» **STATED PROBLEM**
Only the lines from the start of the data below through the line that contains "import plotly.graph_objects as go" are to be copied, exactly and without pictures.

» **RECORDS FOR THIS TASK**
──────
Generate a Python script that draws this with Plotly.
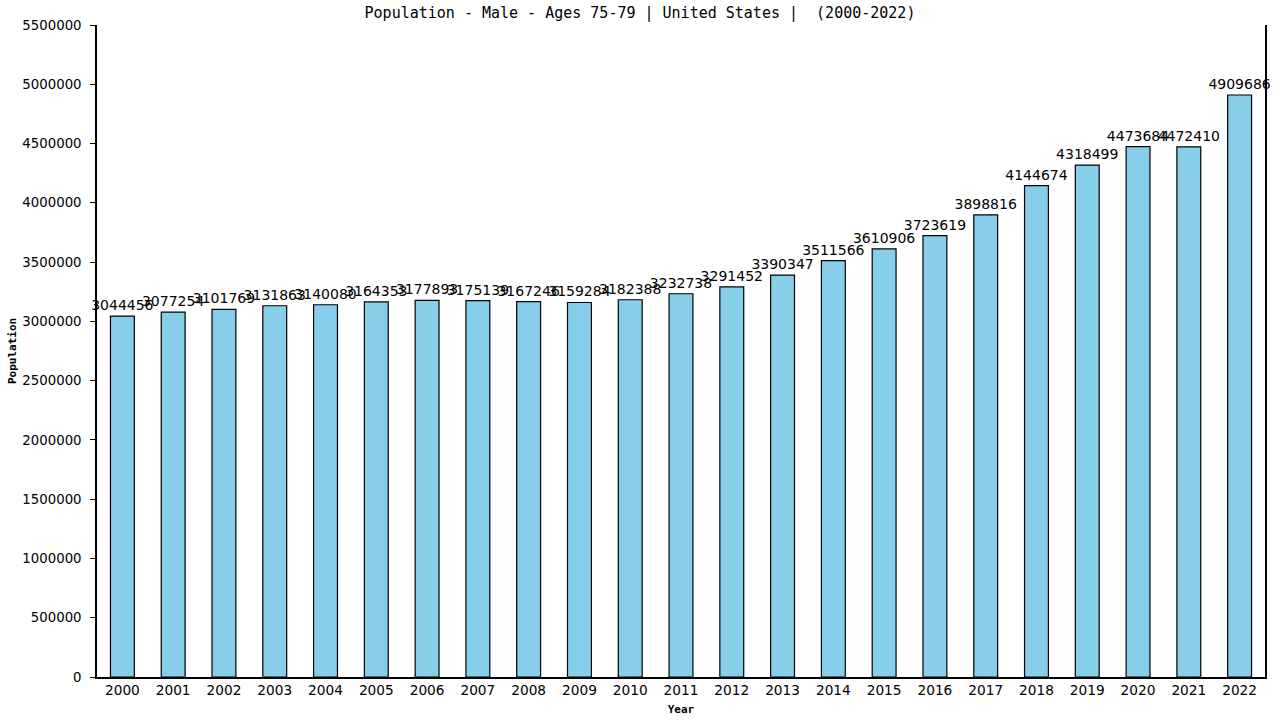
import plotly.graph_objects as go

years = [str(y) for y in range(2000, 2023)]
population = [
    3044456, 3077254, 3101769, 3131863, 3140080, 3164353, 3177893, 3175139,
    3167246, 3159284, 3182388, 3232738, 3291452, 3390347, 3511566, 3610906,
    3723619, 3898816, 4144674, 4318499, 4473684, 4472410, 4909686,
]
y_ticks = list(range(0, 5500001, 500000))

FONT = "DejaVu Sans"
MONO = "DejaVu Sans Mono"

fig = go.Figure(
    go.Bar(
        x=years,
        y=population,
        text=[str(v) for v in population],
        textposition="outside",
        constraintext="none",
        cliponaxis=False,
        textfont=dict(family=FONT, size=14, color="black"),
        marker=dict(color="#87CEEB", line=dict(color="black", width=1.2)),
        width=0.47,
    )
)

fig.update_layout(
    width=1280,
    height=720,
    margin=dict(l=97, r=15, t=25, b=43),
    plot_bgcolor="white",
    paper_bgcolor="white",
    font=dict(family=FONT, size=14, color="black"),
    showlegend=False,
    title=dict(
        text="Population - Male - Ages 75-79 | United States |  (2000-2022)",
        x=0.5,
        xanchor="center",
        xref="container",
        yref="container",
        y=0.982,
        yanchor="middle",
        font=dict(family=MONO, size=15, color="black"),
    ),
)

# y-axis title as an annotation so it can sit close to the page edge
fig.add_annotation(
    text="<b>Population</b>",
    xref="paper",
    yref="paper",
    x=(12 - 97) / 1168,
    y=0.5,
    xanchor="center",
    yanchor="middle",
    textangle=-90,
    showarrow=False,
    font=dict(family=MONO, size=11, color="black"),
)

fig.update_xaxes(
    title=dict(text="<b>Year</b>", font=dict(family=MONO, size=11), standoff=8),
    automargin=False,
    showline=True,
    linecolor="black",
    linewidth=1.5,
    showgrid=False,
    ticks="",
    range=[-0.5, 22.5],
    tickfont=dict(family=FONT, size=13.7),
)

fig.update_yaxes(
    automargin=False,
    range=[0, 5500000],
    tickvals=y_ticks,
    ticktext=[str(v) for v in y_ticks],
    showline=True,
    mirror=True,
    linecolor="black",
    linewidth=1.5,
    showgrid=False,
    zeroline=False,
    ticks="outside",
    ticklen=5,
    tickcolor="black",
    ticklabelstandoff=6,
    tickfont=dict(family=FONT, size=13.3),
)

# drop the default body margin so the figure sits at the page corner
fig.write_html(
    "out.html",
    config={"displayModeBar": False},
    post_script="document.body.style.margin = '0';",
)
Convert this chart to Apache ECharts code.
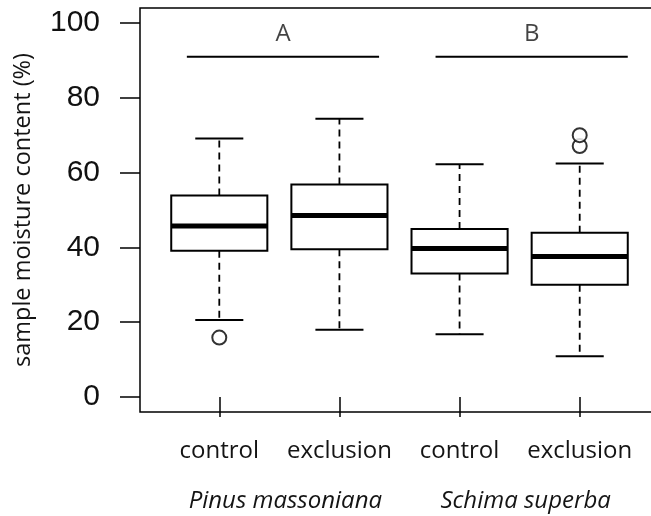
<!DOCTYPE html>
<html>
<head>
<meta charset="utf-8">
<script src="https://cdn.jsdelivr.net/npm/echarts@6/dist/echarts.min.js"></script>
<style>
  html, body { margin: 0; padding: 0; background: #fff; }
  #chart { width: 651px; height: 516px; }
</style>
</head>
<body>
<div id="chart"></div>
<script>
// data
const categories = ['control', 'exclusion', 'control', 'exclusion']
const species = ['Pinus massoniana', 'Schima superba']
const speciesPos = [1.55, 3.55]
// [lower whisker, Q1, median, Q3, upper whisker]
const boxStats = [
  [20.6, 39.1, 45.7, 53.9, 69.1],
  [18.0, 39.5, 48.5, 56.8, 74.4],
  [16.8, 33.0, 39.7, 44.9, 62.2],
  [10.9, 30.0, 37.6, 43.9, 62.4],
]
const outliers = [[1, 15.9], [4, 67.1], [4, 70.0]]
const yTicks = [0, 20, 40, 60, 80, 100]
const xTicks = [1, 2, 3, 4]
const groupLetters = ['A', 'B']
const groupLines = [[0.73, 2.33], [2.8, 4.4]]
const groupLineY = 91
const groupLetterY = 97.0

const chart = echarts.init(document.getElementById('chart'))

const black = '#000'
const textColor = '#141414'

const renderBox = (params, api) => {
  const x = api.value(0)
  const half = api.size([0.4, 0])[0]
  const cap = half / 2
  const [cx, yLow] = api.coord([x, api.value(1)])
  const yQ1 = api.coord([x, api.value(2)])[1]
  const yMed = api.coord([x, api.value(3)])[1]
  const yQ3 = api.coord([x, api.value(4)])[1]
  const yHigh = api.coord([x, api.value(5)])[1]
  const dashed = { stroke: black, lineWidth: 1.8, lineDash: [7, 5] }
  const solid = { stroke: black, lineWidth: 2 }
  return {
    type: 'group',
    children: [
      { type: 'line', shape: { x1: cx, y1: yQ3, x2: cx, y2: yHigh }, style: dashed },
      { type: 'line', shape: { x1: cx, y1: yQ1, x2: cx, y2: yLow }, style: dashed },
      { type: 'line', shape: { x1: cx - cap, y1: yHigh, x2: cx + cap, y2: yHigh }, style: solid },
      { type: 'line', shape: { x1: cx - cap, y1: yLow, x2: cx + cap, y2: yLow }, style: solid },
      {
        type: 'rect',
        shape: { x: cx - half, y: yQ3, width: half * 2, height: yQ1 - yQ3 },
        style: { fill: '#fff', stroke: black, lineWidth: 2 },
      },
      { type: 'line', shape: { x1: cx - half, y1: yMed, x2: cx + half, y2: yMed }, style: { stroke: black, lineWidth: 5 } },
    ],
  }
}

const renderGroupLine = (params, api) => {
  const p1 = api.coord([api.value(0), api.value(2)])
  const p2 = api.coord([api.value(1), api.value(2)])
  return {
    type: 'line',
    shape: { x1: p1[0], y1: p1[1], x2: p2[0], y2: p2[1] },
    style: { stroke: black, lineWidth: 2 },
  }
}

const option = {
  animation: false,
  backgroundColor: '#fff',
  grid: {
    left: 140,
    top: 8,
    width: 519,
    height: 404,
    show: true,
    borderColor: black,
    borderWidth: 1.5,
    containLabel: false,
    outerBoundsMode: 'none',
  },
  xAxis: [
    {
      type: 'value',
      min: 0.34,
      max: 4.66,
      axisLine: { show: false },
      splitLine: { show: false },
      axisTick: { show: true, length: 20, customValues: xTicks, lineStyle: { color: black, width: 1.5 } },
      axisLabel: {
        customValues: xTicks,
        formatter: v => categories[Math.round(v) - 1],
        margin: 27,
        fontSize: 24,
        fontFamily: 'Open Sans',
        color: textColor,
      },
    },
    {
      type: 'value',
      min: 0.34,
      max: 4.66,
      position: 'bottom',
      offset: 51,
      axisLine: { show: false },
      splitLine: { show: false },
      axisTick: { show: false },
      axisLabel: {
        customValues: speciesPos,
        formatter: v => species[speciesPos.findIndex(p => Math.abs(p - v) < 0.01)],
        margin: 26,
        fontSize: 24,
        fontStyle: 'italic',
        fontFamily: 'Open Sans',
        color: textColor,
      },
    },
  ],
  yAxis: {
    type: 'value',
    min: -4,
    max: 104,
    axisLine: { show: false },
    splitLine: { show: false },
    axisTick: { show: true, length: 20, customValues: yTicks, lineStyle: { color: black, width: 1.5 } },
    axisLabel: {
      customValues: yTicks,
      margin: 40,
      fontSize: 30,
      fontFamily: 'Liberation Sans',
      color: '#111',
    },
    name: 'sample moisture content (%)',
    nameLocation: 'middle',
    nameRotate: 90,
    nameGap: 105,
    nameTextStyle: { fontSize: 23.5, fontFamily: 'Open Sans', color: textColor },
  },
  series: [
    {
      type: 'custom',
      renderItem: renderBox,
      data: boxStats.map((s, i) => [xTicks[i], ...s]),
      clip: false,
    },
    {
      type: 'scatter',
      data: outliers,
      symbol: 'emptyCircle',
      symbolSize: 14,
      itemStyle: { color: black, borderColor: black, borderWidth: 1.7 },
      z: 5,
    },
    {
      type: 'custom',
      renderItem: renderGroupLine,
      data: groupLines.map(([a, b]) => [a, b, groupLineY]),
    },
    {
      type: 'scatter',
      symbolSize: 0,
      data: groupLines.map(([a, b], i) => ({ name: groupLetters[i], value: [(a + b) / 2, groupLetterY] })),
      label: {
        show: true,
        position: 'inside',
        formatter: p => p.name,
        fontSize: 24,
        fontFamily: 'Open Sans',
        color: textColor,
      },
    },
  ],
}

chart.setOption(option)
</script>
</body>
</html>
──────
» **SOLVED EXERCISE**
Generate a Python script that draws this with Plotly.
import plotly.graph_objects as go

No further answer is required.